I have no doubt that the answer to the conundrum that is the current Middle East situation does not lie in this room, as represented by my art show. Art can be a gentle lover, but it is no miracle worker.
However, there are definite things that an art project such as this can offer by way of an impetus for peace, and by providing a fresh manner in which to view the relations between Muslims and Jews, Israelis and Palestinians. And it is my hope that by adding this voice to the cacophony surrounding the situation in the Middle East, I can help move the conversation towards the positive - and away from the energy that drives the current war.
Reading today's newspapers, it's easy to believe that Jews and Arabs have never had a period of mutual enrichment, a time of peace and reciprocal respect.
Yet, looking into the past, we find a wonderful co-mingling between Jewish and Muslim mystics. For instance, when medieval Jews wanted to understand the Jewish philosopher Moses Maimonides' work, they studied with Muslim teachers, as Maimonides' work was so influenced by Sufi and Islamic philosophy, that Muslims had a better understanding of it than did his contemporary Jews. And then there's the story of the 13th century Sufi teacher, Ali Ibn Hud, who taught Jewish and Islamic mysticism to Jewish and Islamic students in Damascus, all while wearing both a turban and a Jewish head covering, to show his respect for both paths!
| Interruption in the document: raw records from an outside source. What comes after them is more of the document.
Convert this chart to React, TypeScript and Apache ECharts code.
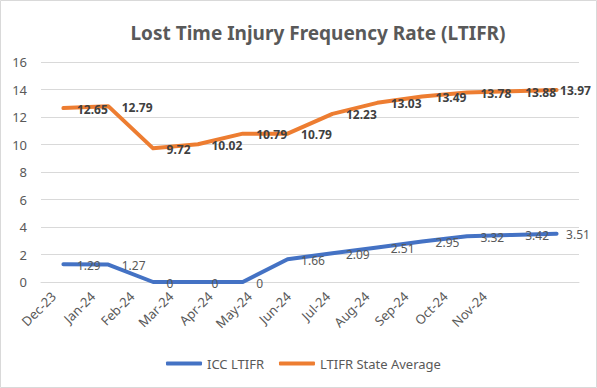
import React, { useEffect, useRef } from "react";
import * as echarts from "echarts";

const categories = ["Dec-23", "Jan-24", "Feb-24", "Mar-24", "Apr-24", "May-24", "Jun-24", "Jul-24", "Aug-24", "Sep-24", "Oct-24", "Nov-24"];
const iccLtifr = [1.29, 1.27, 0, 0, 0, 1.66, 2.09, 2.51, 2.95, 3.32, 3.42, 3.51];
const stateAverage = [12.65, 12.79, 9.72, 10.02, 10.79, 10.79, 12.23, 13.03, 13.49, 13.78, 13.88, 13.97];
const seriesNames = ["ICC LTIFR", "LTIFR State Average"];
const titleText = "Lost Time Injury Frequency Rate (LTIFR)";

const FONT = "'Noto Sans', 'Open Sans', sans-serif";

function withLastLabelDistance(values: number[], distance: number) {
  return values.map((v, i) =>
    i === values.length - 1 ? { value: v, label: { distance } } : v
  );
}

export default function App() {
  const ref = useRef<HTMLDivElement>(null);
  useEffect(() => {
    document.body.style.margin = "0";
    if (!ref.current) return;
    const chart = echarts.init(ref.current, null, { renderer: "svg" });
    chart.setOption({
      animation: false,
      backgroundColor: "#ffffff",
      textStyle: { fontFamily: FONT },
      title: {
        text: titleText,
        left: 313,
        textAlign: "center",
        top: 18,
        textStyle: { fontFamily: FONT, fontSize: 19, fontWeight: "bold", color: "#595959" },
      },
      graphic: [
        {
          type: "rect",
          shape: { x: 0.5, y: 0.5, width: 596, height: 387 },
          style: { fill: "none", stroke: "#d9d9d9", lineWidth: 1 },
          silent: true,
        },
      ],
      legend: {
        bottom: 13,
        left: 161,
        itemWidth: 36,
        itemHeight: 4,
        itemGap: 15,
        icon: "roundRect",
        textStyle: { fontFamily: FONT, fontSize: 13, color: "#595959" },
        data: seriesNames,
      },
      grid: [
        { left: 41, right: 18, top: 62, bottom: 106, containLabel: false },
        { left: 34, width: 470, top: 62, bottom: 106, containLabel: false },
      ],
      xAxis: [
        {
          gridIndex: 0,
          type: "category",
          data: categories,
          boundaryGap: true,
          axisLine: { show: true, lineStyle: { color: "#d9d9d9" } },
          axisTick: { show: false },
          axisLabel: { show: false },
        },
        {
          gridIndex: 1,
          type: "category",
          data: categories,
          boundaryGap: true,
          axisLine: { show: false },
          axisTick: { show: false },
          axisLabel: { rotate: 45, margin: 12, fontFamily: FONT, fontSize: 13, color: "#595959", interval: 0 },
        },
      ],
      yAxis: [
        {
          gridIndex: 0,
          type: "value",
          min: 0,
          max: 16,
          interval: 2,
          axisLine: { show: false },
          axisTick: { show: false },
          axisLabel: { margin: 14, fontFamily: FONT, fontSize: 13, color: "#595959" },
          splitLine: { lineStyle: { color: "#d9d9d9" } },
        },
        {
          gridIndex: 1,
          type: "value",
          min: 0,
          max: 16,
          show: false,
          splitLine: { show: false },
        },
      ],
      series: [
        {
          name: seriesNames[0],
          type: "line",
          xAxisIndex: 0,
          yAxisIndex: 0,
          data: withLastLabelDistance(iccLtifr, 9),
          symbol: "circle",
          symbolSize: 1,
          showSymbol: true,
          color: "#4472C4",
          lineStyle: { width: 4, color: "#4472C4", cap: "round", join: "round" },
          label: {
            show: true,
            position: "right",
            distance: 13,
            offset: [0, 1],
            fontFamily: FONT,
            fontSize: 12,
            color: "#595959",
          },
        },
        {
          name: seriesNames[1],
          type: "line",
          xAxisIndex: 0,
          yAxisIndex: 0,
          data: withLastLabelDistance(stateAverage, 3),
          symbol: "circle",
          symbolSize: 1,
          showSymbol: true,
          color: "#ED7D31",
          lineStyle: { width: 4, color: "#ED7D31", cap: "round", join: "round" },
          label: {
            show: true,
            position: "right",
            distance: 13,
            offset: [0, 1],
            fontFamily: FONT,
            fontSize: 12,
            fontWeight: "bold",
            color: "#404040",
          },
        },
      ],
    });
    return () => chart.dispose();
  }, []);
  return <div ref={ref} style={{ width: 597, height: 388 }} />;
}
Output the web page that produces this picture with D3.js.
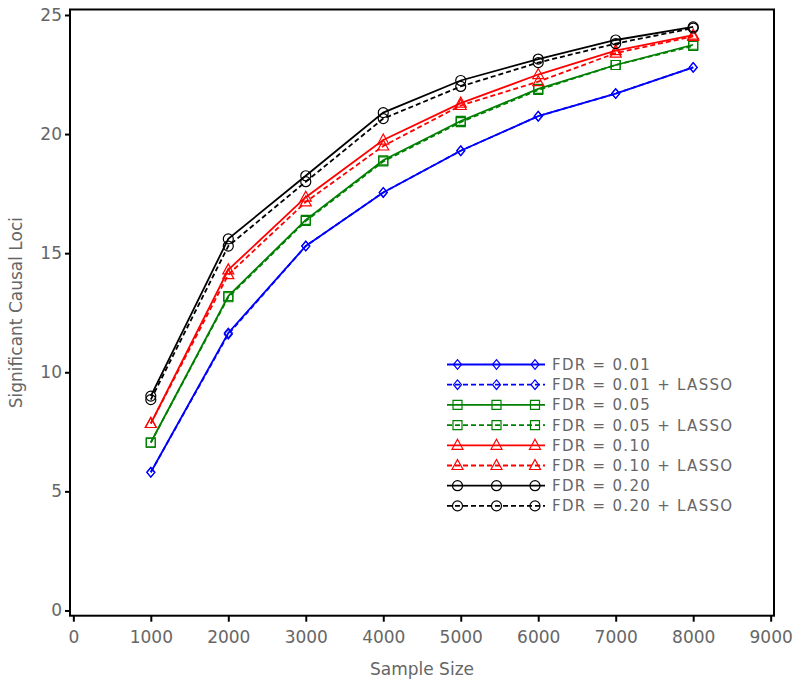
<!DOCTYPE html>
<head>
    <script src="https://d3js.org/d3.v7.min.js"></script>
    <style>
        body { margin: 0; background: #fff; }
        text { font-family: "DejaVu Sans", sans-serif; fill: #666; }
    </style>
</head>
<body>
    <svg></svg>
</body>

<script>
    // Data
    var sampleSizes = [1000, 2000, 3000, 4000, 5000, 6000, 7000, 8000];
    var fdr01 = [5.8, 11.65, 15.3, 17.55, 19.3, 20.75, 21.7, 22.8];
    var fdr01Lasso = [5.8, 11.6, 15.3, 17.55, 19.3, 20.75, 21.7, 22.8];
    var fdr05 = [7.05, 13.2, 16.4, 18.9, 20.55, 21.9, 22.9, 23.75];
    var fdr05Lasso = [7.05, 13.15, 16.35, 18.85, 20.5, 21.85, 22.9, 23.7];
    var fdr10 = [7.85, 14.3, 17.35, 19.75, 21.3, 22.5, 23.5, 24.15];
    var fdr10Lasso = [7.85, 14.1, 17.15, 19.5, 21.2, 22.2, 23.4, 24.1];
    var fdr20 = [9.0, 15.6, 18.25, 20.9, 22.25, 23.15, 23.95, 24.5];
    var fdr20Lasso = [8.85, 15.3, 18.0, 20.65, 22.0, 23.0, 23.8, 24.45];
    var seriesNames = ["FDR = 0.01", "FDR = 0.01 + LASSO", "FDR = 0.05", "FDR = 0.05 + LASSO",
                       "FDR = 0.10", "FDR = 0.10 + LASSO", "FDR = 0.20", "FDR = 0.20 + LASSO"];
    var xTicks = [0, 1000, 2000, 3000, 4000, 5000, 6000, 7000, 8000, 9000];
    var yTicks = [0, 5, 10, 15, 20, 25];

    var series = [
        {name: seriesNames[0], values: fdr01, color: "#0000ff", dashed: false, marker: "diamond"},
        {name: seriesNames[1], values: fdr01Lasso, color: "#0000ff", dashed: true, marker: "diamond"},
        {name: seriesNames[2], values: fdr05, color: "#008000", dashed: false, marker: "square"},
        {name: seriesNames[3], values: fdr05Lasso, color: "#008000", dashed: true, marker: "square"},
        {name: seriesNames[4], values: fdr10, color: "#ff0000", dashed: false, marker: "triangle"},
        {name: seriesNames[5], values: fdr10Lasso, color: "#ff0000", dashed: true, marker: "triangle"},
        {name: seriesNames[6], values: fdr20, color: "#000000", dashed: false, marker: "circle"},
        {name: seriesNames[7], values: fdr20Lasso, color: "#000000", dashed: true, marker: "circle"}
    ];

    // Layout
    var width = 800, height = 688;
    var plotLeft = 70, plotRight = 774, plotTop = 9.5, plotBottom = 615.7;

    var svg = d3.select('svg')
        .attr('width', width)
        .attr('height', height);

    var x = d3.scaleLinear().domain([-43, 9043]).range([plotLeft, plotRight]);
    var y = d3.scaleLinear().domain([-0.22, 25.23]).range([plotBottom, plotTop]);

    // marker shapes
    var markerPath = {
        diamond: "M0,-4.8L4,0L0,4.8L-4,0Z",
        square: "M-4.5,-4.5H4.5V4.5H-4.5Z",
        triangle: "M0,-6L5.5,4L-5.5,4Z",
        circle: "M5,0A5,5 0 1,1 -5,0A5,5 0 1,1 5,0Z"
    };

    // axes
    var xAxis = d3.axisBottom(x).tickValues(xTicks).tickSize(6).tickPadding(9).tickFormat(d3.format("d"));
    var yAxis = d3.axisLeft(y).tickValues(yTicks).tickSize(5).tickPadding(3);

    var gx = svg.append('g').attr('transform', 'translate(0,' + plotBottom + ')').call(xAxis);
    var gy = svg.append('g').attr('transform', 'translate(' + plotLeft + ',0)').call(yAxis);
    [gx, gy].forEach(function (g) {
        g.select('.domain').remove();
        g.selectAll('.tick line').attr('stroke', '#000').attr('stroke-width', 2);
        g.selectAll('.tick text').style('font-size', '17px').attr('fill', '#666');
    });

    // frame
    svg.append('rect')
        .attr('x', plotLeft).attr('y', plotTop)
        .attr('width', plotRight - plotLeft).attr('height', plotBottom - plotTop)
        .attr('fill', 'none').attr('stroke', '#000').attr('stroke-width', 2);

    // axis titles
    svg.append('text')
        .attr('x', (plotLeft + plotRight) / 2).attr('y', 675)
        .attr('text-anchor', 'middle').style('font-size', '17px')
        .text('Sample Size');
    svg.append('text')
        .attr('transform', 'translate(22,' + (plotTop + plotBottom) / 2 + ') rotate(-90)')
        .attr('text-anchor', 'middle').style('font-size', '17px')
        .text('Significant Causal Loci');

    // lines
    var line = d3.line()
        .x(function (d, i) { return x(sampleSizes[i]); })
        .y(function (d) { return y(d); });

    var plot = svg.append('g');
    series.forEach(function (s) {
        plot.append('path')
            .attr('d', line(s.values))
            .attr('fill', 'none')
            .attr('stroke', s.color)
            .attr('stroke-width', 1.8)
            .attr('stroke-dasharray', s.dashed ? '5,3' : null);
        plot.selectAll(null)
            .data(s.values)
            .enter().append('path')
            .attr('d', markerPath[s.marker])
            .attr('transform', function (d, i) { return 'translate(' + x(sampleSizes[i]) + ',' + y(d) + ')'; })
            .attr('fill', 'none')
            .attr('stroke', s.color)
            .attr('stroke-width', 1.2);
    });

    // legend
    var legend = svg.append('g');
    var legX0 = 447, legX1 = 545, legY0 = 364.5, legStep = 20.2;
    var legMarks = [457.5, 496.5, 535];
    series.forEach(function (s, i) {
        var ly = legY0 + i * legStep;
        legend.append('line')
            .attr('x1', legX0).attr('x2', legX1)
            .attr('y1', ly).attr('y2', ly)
            .attr('stroke', s.color).attr('stroke-width', 1.8)
            .attr('stroke-dasharray', s.dashed ? '5,3' : null);
        legMarks.forEach(function (mx) {
            legend.append('path')
                .attr('d', markerPath[s.marker])
                .attr('transform', 'translate(' + mx + ',' + ly + ')')
                .attr('fill', 'none').attr('stroke', s.color).attr('stroke-width', 1.2);
        });
        legend.append('text')
            .attr('x', 552).attr('y', ly + 5.5)
            .style('font-size', '15px').style('letter-spacing', '1.3px')
            .text(s.name);
    });
</script>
In addition to popularizing this important historical chapter in the relationship between these two peoples, my project is offered as part of the dialogue of peace. Shalom/Salaam represents a reality of shared roots that we can no longer afford to ignore. As Elie Wiesel, the passionate human rights activist, has said, "I still believe human bridges can be built between the Jews and Arabs, through reciprocal visits between students, teachers, musicians, writers, business leaders, journalists and (yes!) artists." This project answers his call.
Additionally, I feel that this endeavor can offer a literal bridge between Jewish and Arab communities and even governments. At its very best, art can proffer a non-threatening method of bringing people together, one that operates outside the boundaries of the current political and social fray.
It is my hope to exhibit the artwork from this show in the Middle East - and specifically, in Israel and Syria at the same time, illustrating in the most temperate of manners the highest possibilities of these two peoples. Indeed, much of this story took place in Damascus and the Holy Land throughout the Middle Ages - and it seems entirely appropriate to hope that this exhibition might - might, mind you - be able to provide some small, but specific step in the stimulus for peace.
In one sense, it is quite easy to disparage an effort like this. After all, if the greatest political minds of our generation can only succeed in bringing the Middle East to a fervent boil, than what can I possibly be thinking, attempting to insert my art into the cauldron?
Well, ultimately, we have to make choices in life - and the choice so often comes down to giving up, or fighting on. I, myself, don't believe in fighting with the sword - no mind will ever truly be changed by force. However, I do believe that it is incumbent on myself to work, with whatever skills I call my own, towards making this world a better place in which to live.
And so, though I freely acknowledge that trying to insert this project into the Middle East situation is akin to attempting to put out a forest fire with a cup of water, I feel just as sure that it is the best that I personally have to offer.
After all, we must remember what the human rights advocate Albert Einstein had to say:
"All of us who are concerned for peace and the triumph of justice must today be keenly aware of how small an influence reason and honest good will exert upon events in the political field. But however that may be, and whatever fate may have in store for us, yet we may rest assured that without the tireless efforts of those who are concerned with the welfare of humanity, the lot of humankind would be far worse than it in fact currently is."